Il faut noter, en outre, que la bienfaisance privée s'emploie volontiers à créer des colonies scolaires. On un saurait songer ici à donner une énumération, même très abrégée, des oeuvres qui ont été ainsi fondées. Il convient cependant d'en mentionner quelques-unes, soit parce qu'elles remontent à la première heure, soit parce qu'elles présentent quelque trait original.

A Paris, outre l'OEuvre des Trois-Semaines et l'OEuvre de la Chaussée du Maine, dont nous avons déjà parlé et qui sont de plus en plus prospères, nous signalerons l'OEuvre (israélite) des séjours à la campagne, et les colonies qui ont été organisées à Bercklage et à Vermondans par l'Association des instituteurs de la Seine. Cette dernière oeuvre, qui date de 1897, a une physionomie particulière : elle s'est donné pour but, les colonies municipales étant faites pour les indigents, de recruter ses colons parmi les enfants des petits commerçants, des petits employés, en un mot parmi les familles des gagne-petit, en demandant aux parents de contribuer aux dépenses dans la mesure de leurs moyens.

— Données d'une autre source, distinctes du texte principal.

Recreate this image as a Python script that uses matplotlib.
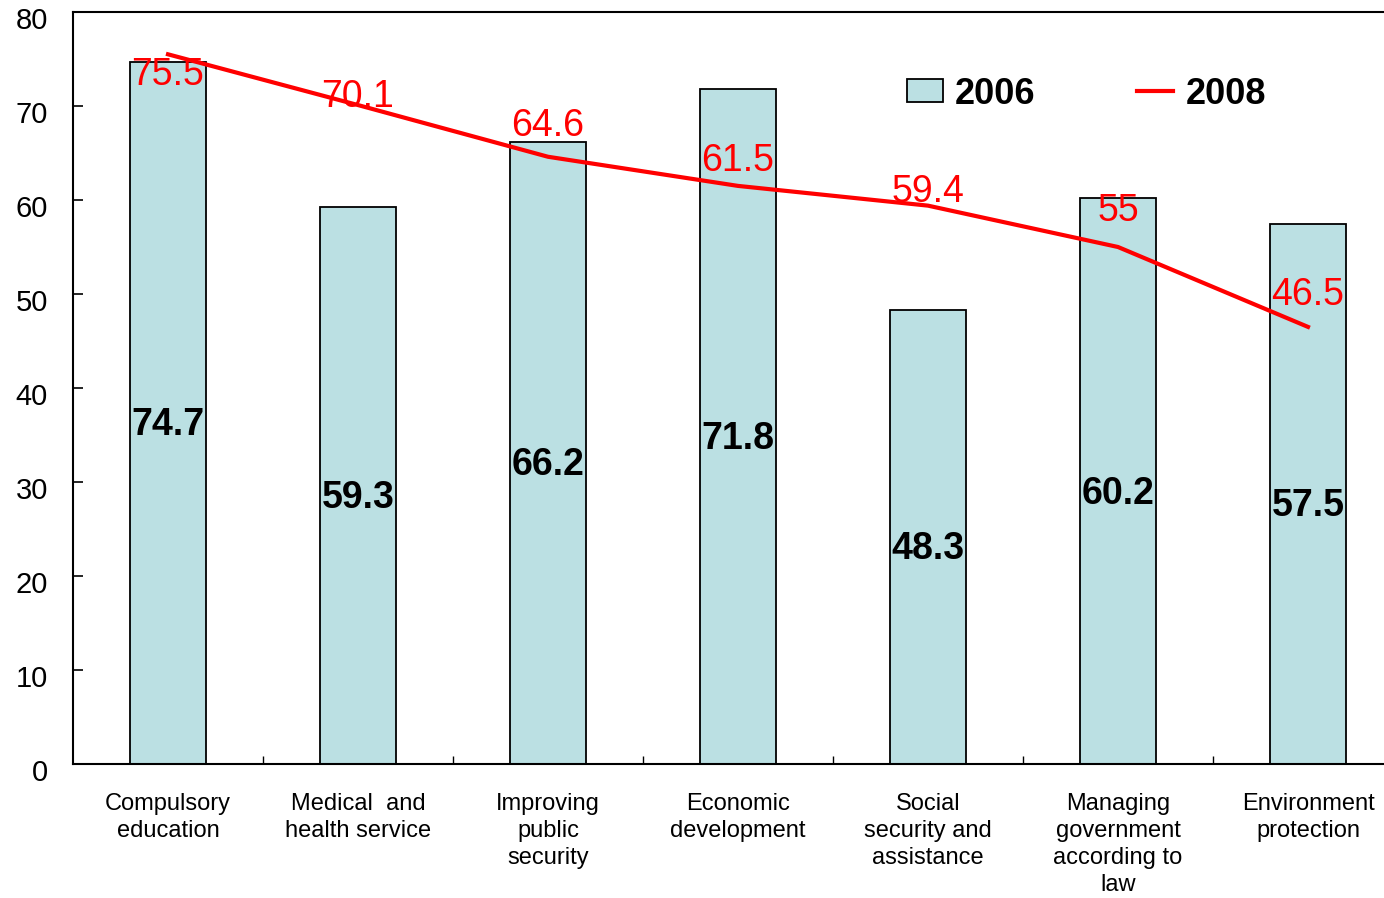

Comme on tend à apprécier de plus en plus les cures d'altitude, les OEuvres des enfants à la montagne se sont multipliées depuis quinze ans environ. Une des premières de ce genre, la première peut-être, est due au pasteur Comte, qui sut obtenir pour elle des subventions des municipalités de Saint-Etienne et de Firminy. Plus récente, celle qui a été instituée en 1906 par l'Association amicale des anciens élèves de l'école normale de la Seine est, au témoignage de M. Edouard Petit, un modèle d'organisation et peut être donnée comme type.

En somme, si l'institution des colonies de vacances n'a pas encore atteint chez nous le développement qu'elle a pris dans quelques pays, elle ne laisse pas pourtant d'être en bonne voie, et l'émulation qui se manifeste entre les municipalités et la bienfaisance privée permet d'avoir le meilleur espoir en son avenir.

Nous indiquons, à ceux qui voudraient compléter les renseignements forcément sommaires que nous avons donnés ici, le travail publié par MM. E. Plantet et A. Delpy sous ce titre : Colonies de vacances et OEuvres du grand air en France et à l'étranger (chez Hachette). On lira aussi avec profit, bien qu'il soit déjà un peu ancien, l'ouvrage du pasteur Bion : Die Ferienkolonien und verwandte Bestrebungen auf dem Gebiete der Kinder-Gesundheitspflege (Zurich, 1901). — Consulter, sur les débuts du mouvement, divers articles de la Revue pédagogique, de 1879 à 1891, et le fascicule 19 des Mémoires et Documents scolaires publiés par le Musée pédagogique (1887).

À partir de 1906, des Congrès nationaux des colonies de vacances se sont réunis, le premier à Bordeaux, le second à Saint-Quentin (1908), le troisième à Toulouse (1909), le quatrième à Paris (30 septembre-2 octobre 1910). Un rapport présenté au Congrès de Paris par M. Eugène Plantet indique qu'on comptait en France, en 1910, 705 oeuvres de colonies de vacances (dont 265 à Paris : 20 oeuvres municipales et 245 oeuvres privées, — et 440 dans les départements : 95 oeuvres municipales et 345 oeuvres privées), avec un total de 72 866 colons (dont 32 776 pour Paris). En 1901, le chiffre total des colons, pour toute la France, était seulement de 8216.

Les colonies de vacances, qui assurent aux enfants un séjour à la campagne pendant l'été, vont se compléter par une oeuvre nouvelle, celle de l'hivernage des enfants, dont l'idée, mise à l'étude dès 1906 en exécution d'un voeu du Congrès de Bordeaux, a pris corps dans l'hiver de 1909-1910 par l'envoi de 438 enfants de Paris à la Côte d'Azur pour un séjour de cinq semaines à deux mois. Le Congrès de Paris de 1910, après avoir entendu un rapport du Dr Madeuf, expliquant l'économie de l'organisation à créer pour assurer cet hivernage en pays chaud aux enfants convalescents ou débiles qui en ont besoin, a émis le voeu que les caisses des écoles fussent autorisées à affecter une fraction de leur budget des colonies de vacances aux colonies d'hivernage ; que les locaux d'été des colonies de vacances pussent, partout où la chose serait possible, servir pendant l'hiver aux convalescents anémiés, etc. ; et que dans certaines circonstances les mères de famille fussent autorisées à accompagner leurs enfants.